THE REQUEST: In the following material, identify every line holding the string "with" and return it.

EXCERPTED DATA:
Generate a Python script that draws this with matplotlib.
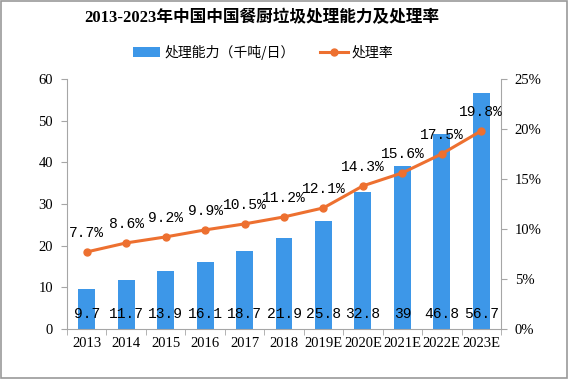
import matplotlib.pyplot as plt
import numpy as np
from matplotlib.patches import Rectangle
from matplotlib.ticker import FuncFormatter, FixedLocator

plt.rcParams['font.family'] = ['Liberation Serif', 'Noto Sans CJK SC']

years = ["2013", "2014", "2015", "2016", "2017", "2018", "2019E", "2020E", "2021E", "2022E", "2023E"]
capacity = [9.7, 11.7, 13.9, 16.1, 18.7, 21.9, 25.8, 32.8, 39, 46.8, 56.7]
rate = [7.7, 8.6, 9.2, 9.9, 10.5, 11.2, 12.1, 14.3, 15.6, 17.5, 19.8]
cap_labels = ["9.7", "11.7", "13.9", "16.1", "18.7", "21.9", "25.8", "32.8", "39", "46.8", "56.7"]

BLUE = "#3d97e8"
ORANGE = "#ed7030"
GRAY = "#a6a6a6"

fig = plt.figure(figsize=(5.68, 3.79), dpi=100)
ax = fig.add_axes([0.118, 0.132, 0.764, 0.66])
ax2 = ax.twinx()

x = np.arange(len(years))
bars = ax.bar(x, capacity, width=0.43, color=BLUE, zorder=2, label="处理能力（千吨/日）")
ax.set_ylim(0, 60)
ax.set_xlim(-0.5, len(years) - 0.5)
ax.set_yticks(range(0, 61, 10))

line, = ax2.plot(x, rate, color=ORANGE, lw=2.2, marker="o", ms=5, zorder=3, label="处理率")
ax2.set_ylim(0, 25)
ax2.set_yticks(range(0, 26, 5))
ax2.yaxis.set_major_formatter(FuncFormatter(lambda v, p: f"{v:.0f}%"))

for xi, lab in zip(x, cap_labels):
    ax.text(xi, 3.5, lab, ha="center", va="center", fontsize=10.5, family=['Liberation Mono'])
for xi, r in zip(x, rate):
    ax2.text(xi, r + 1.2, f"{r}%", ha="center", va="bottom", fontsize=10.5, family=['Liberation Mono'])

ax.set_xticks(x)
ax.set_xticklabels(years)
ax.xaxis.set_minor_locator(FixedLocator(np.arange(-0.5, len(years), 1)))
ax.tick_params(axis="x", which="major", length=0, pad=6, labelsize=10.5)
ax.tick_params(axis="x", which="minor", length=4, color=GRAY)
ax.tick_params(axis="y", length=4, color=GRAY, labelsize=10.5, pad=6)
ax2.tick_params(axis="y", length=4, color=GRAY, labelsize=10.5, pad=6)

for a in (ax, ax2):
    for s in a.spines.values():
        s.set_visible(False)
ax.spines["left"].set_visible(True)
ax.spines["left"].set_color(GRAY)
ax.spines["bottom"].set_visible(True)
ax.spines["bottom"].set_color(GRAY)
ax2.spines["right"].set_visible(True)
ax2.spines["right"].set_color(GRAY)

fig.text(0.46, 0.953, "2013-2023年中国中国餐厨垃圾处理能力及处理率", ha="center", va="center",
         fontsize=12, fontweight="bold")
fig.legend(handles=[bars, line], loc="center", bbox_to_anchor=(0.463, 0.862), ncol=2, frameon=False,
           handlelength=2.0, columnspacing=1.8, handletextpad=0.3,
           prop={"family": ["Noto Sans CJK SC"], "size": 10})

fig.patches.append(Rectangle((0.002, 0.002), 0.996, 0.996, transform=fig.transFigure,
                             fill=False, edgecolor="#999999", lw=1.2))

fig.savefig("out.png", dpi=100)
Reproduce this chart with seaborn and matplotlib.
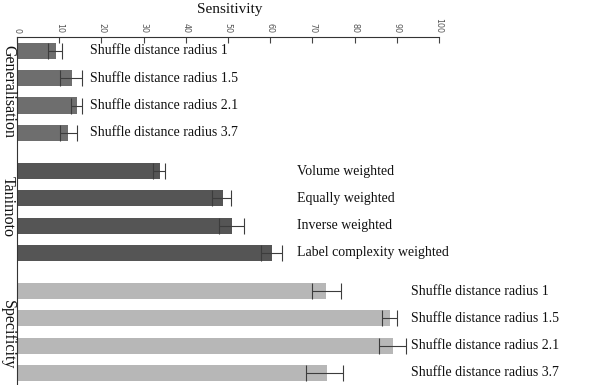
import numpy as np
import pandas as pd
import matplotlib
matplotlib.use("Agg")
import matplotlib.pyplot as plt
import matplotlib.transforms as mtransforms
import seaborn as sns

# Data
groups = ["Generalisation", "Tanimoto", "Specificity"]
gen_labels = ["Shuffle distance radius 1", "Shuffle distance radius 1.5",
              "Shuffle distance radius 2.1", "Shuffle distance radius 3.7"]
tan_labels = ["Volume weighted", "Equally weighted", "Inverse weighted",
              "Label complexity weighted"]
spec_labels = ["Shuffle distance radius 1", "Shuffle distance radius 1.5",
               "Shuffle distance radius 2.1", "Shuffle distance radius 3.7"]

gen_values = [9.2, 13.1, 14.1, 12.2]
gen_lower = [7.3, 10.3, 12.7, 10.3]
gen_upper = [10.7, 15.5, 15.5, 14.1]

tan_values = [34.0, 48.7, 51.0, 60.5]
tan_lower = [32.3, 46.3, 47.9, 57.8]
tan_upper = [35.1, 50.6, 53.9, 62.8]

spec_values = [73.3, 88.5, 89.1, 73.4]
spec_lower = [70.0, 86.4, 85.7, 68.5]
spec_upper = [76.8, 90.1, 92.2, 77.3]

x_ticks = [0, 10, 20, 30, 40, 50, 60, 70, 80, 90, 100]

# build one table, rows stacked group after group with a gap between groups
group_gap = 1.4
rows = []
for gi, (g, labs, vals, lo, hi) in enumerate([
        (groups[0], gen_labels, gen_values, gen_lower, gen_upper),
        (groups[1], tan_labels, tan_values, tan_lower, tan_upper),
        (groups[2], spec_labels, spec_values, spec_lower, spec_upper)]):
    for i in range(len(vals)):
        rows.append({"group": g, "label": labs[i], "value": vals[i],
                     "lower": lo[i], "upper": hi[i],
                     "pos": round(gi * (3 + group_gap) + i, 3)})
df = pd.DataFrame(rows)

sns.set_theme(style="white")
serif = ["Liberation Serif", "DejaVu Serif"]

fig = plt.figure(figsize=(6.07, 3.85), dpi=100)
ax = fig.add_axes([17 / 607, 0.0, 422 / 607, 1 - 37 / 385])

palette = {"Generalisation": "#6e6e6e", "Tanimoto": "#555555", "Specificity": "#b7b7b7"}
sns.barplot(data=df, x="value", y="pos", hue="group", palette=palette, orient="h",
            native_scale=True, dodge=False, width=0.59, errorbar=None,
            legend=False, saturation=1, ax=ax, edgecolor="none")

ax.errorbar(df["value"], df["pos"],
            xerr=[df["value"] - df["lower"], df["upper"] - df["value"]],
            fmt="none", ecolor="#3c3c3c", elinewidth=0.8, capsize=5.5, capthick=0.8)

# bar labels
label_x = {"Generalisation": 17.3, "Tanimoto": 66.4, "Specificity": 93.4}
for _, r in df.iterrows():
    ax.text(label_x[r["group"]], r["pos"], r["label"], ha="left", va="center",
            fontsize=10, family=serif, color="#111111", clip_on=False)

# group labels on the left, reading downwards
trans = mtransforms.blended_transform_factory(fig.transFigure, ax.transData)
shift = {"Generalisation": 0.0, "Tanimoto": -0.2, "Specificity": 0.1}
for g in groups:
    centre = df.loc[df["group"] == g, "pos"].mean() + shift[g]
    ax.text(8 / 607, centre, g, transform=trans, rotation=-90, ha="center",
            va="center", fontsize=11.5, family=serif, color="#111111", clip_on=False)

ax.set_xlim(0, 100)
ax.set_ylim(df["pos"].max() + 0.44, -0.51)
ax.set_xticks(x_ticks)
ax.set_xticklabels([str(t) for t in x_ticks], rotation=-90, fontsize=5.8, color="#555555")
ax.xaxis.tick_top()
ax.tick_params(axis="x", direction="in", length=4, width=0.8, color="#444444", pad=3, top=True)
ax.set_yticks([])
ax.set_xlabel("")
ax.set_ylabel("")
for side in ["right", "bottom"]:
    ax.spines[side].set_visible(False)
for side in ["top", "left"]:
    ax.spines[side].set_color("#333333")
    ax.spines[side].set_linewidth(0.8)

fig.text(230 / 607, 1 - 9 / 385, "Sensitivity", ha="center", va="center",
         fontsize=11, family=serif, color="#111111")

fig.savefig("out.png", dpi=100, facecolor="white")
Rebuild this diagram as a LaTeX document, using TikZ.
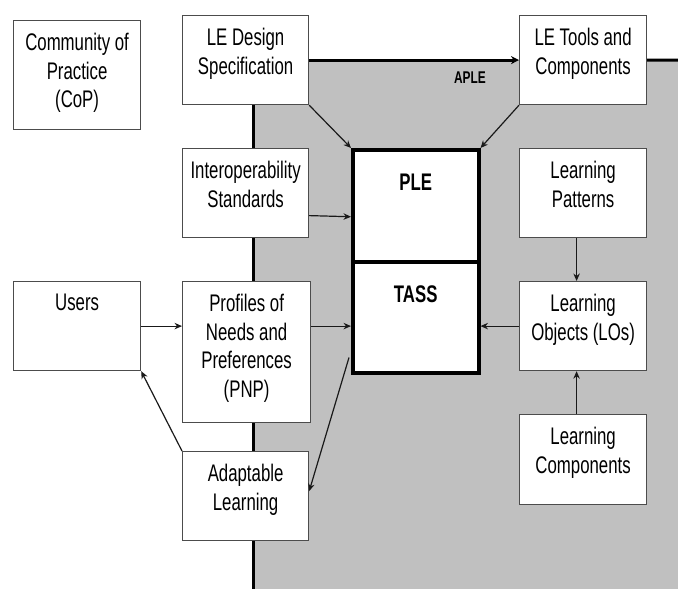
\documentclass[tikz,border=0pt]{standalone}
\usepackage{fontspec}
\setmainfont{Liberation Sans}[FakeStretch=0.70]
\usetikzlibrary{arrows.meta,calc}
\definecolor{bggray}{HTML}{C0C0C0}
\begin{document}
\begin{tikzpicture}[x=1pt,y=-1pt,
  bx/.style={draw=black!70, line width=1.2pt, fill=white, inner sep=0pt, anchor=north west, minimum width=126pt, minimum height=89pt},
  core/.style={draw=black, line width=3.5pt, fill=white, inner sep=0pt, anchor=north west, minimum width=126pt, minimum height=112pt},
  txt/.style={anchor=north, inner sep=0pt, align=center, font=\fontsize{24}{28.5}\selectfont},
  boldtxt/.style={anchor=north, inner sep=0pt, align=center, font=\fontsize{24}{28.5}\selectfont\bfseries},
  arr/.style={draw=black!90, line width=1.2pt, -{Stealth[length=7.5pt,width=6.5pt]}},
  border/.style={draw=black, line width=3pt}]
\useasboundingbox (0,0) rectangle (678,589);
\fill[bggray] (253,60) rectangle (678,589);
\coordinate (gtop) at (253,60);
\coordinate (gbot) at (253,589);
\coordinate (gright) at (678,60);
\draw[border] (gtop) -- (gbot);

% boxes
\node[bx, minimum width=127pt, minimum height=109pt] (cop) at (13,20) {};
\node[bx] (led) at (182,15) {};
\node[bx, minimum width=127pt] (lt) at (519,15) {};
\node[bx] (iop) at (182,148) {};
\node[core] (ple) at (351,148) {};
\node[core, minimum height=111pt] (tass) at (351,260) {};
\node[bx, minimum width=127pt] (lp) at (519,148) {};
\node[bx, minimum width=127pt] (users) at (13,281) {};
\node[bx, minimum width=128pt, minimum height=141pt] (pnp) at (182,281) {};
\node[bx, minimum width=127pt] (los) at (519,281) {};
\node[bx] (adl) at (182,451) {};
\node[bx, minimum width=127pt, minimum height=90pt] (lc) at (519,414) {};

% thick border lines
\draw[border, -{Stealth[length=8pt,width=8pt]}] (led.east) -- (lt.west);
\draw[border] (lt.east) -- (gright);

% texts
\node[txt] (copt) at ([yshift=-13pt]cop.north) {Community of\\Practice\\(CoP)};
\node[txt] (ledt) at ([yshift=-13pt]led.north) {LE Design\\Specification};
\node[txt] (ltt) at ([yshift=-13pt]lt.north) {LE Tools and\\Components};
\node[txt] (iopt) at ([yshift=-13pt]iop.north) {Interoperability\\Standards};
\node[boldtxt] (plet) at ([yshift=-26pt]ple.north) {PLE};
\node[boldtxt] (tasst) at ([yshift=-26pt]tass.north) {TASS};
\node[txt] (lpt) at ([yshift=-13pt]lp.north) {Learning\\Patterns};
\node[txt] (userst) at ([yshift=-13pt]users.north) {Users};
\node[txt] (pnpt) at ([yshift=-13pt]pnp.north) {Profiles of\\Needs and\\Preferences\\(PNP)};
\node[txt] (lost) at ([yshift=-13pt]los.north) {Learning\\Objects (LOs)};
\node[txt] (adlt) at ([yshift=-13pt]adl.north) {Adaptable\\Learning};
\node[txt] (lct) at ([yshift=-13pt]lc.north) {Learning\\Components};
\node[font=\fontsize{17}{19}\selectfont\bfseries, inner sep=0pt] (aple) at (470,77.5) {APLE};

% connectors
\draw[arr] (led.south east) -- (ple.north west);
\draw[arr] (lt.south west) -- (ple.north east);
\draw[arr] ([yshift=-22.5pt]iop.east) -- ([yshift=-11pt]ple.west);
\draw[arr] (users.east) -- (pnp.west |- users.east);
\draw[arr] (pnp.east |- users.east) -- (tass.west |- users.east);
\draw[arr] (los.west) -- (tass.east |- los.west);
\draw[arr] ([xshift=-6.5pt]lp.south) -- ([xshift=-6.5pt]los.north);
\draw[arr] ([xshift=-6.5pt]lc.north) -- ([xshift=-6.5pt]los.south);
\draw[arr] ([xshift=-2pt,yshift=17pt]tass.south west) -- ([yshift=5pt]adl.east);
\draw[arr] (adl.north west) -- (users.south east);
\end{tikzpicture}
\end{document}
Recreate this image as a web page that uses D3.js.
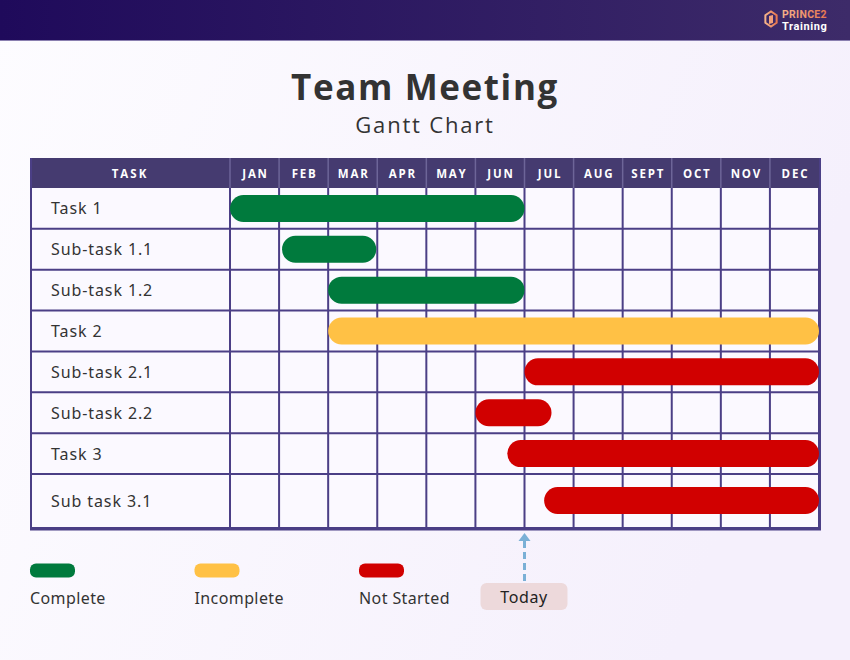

FINAL RESULT:
Generate a Python script that draws this with matplotlib.
Reproduce this chart with seaborn and matplotlib.
# build one table, rows stacked group after group with a gap between groups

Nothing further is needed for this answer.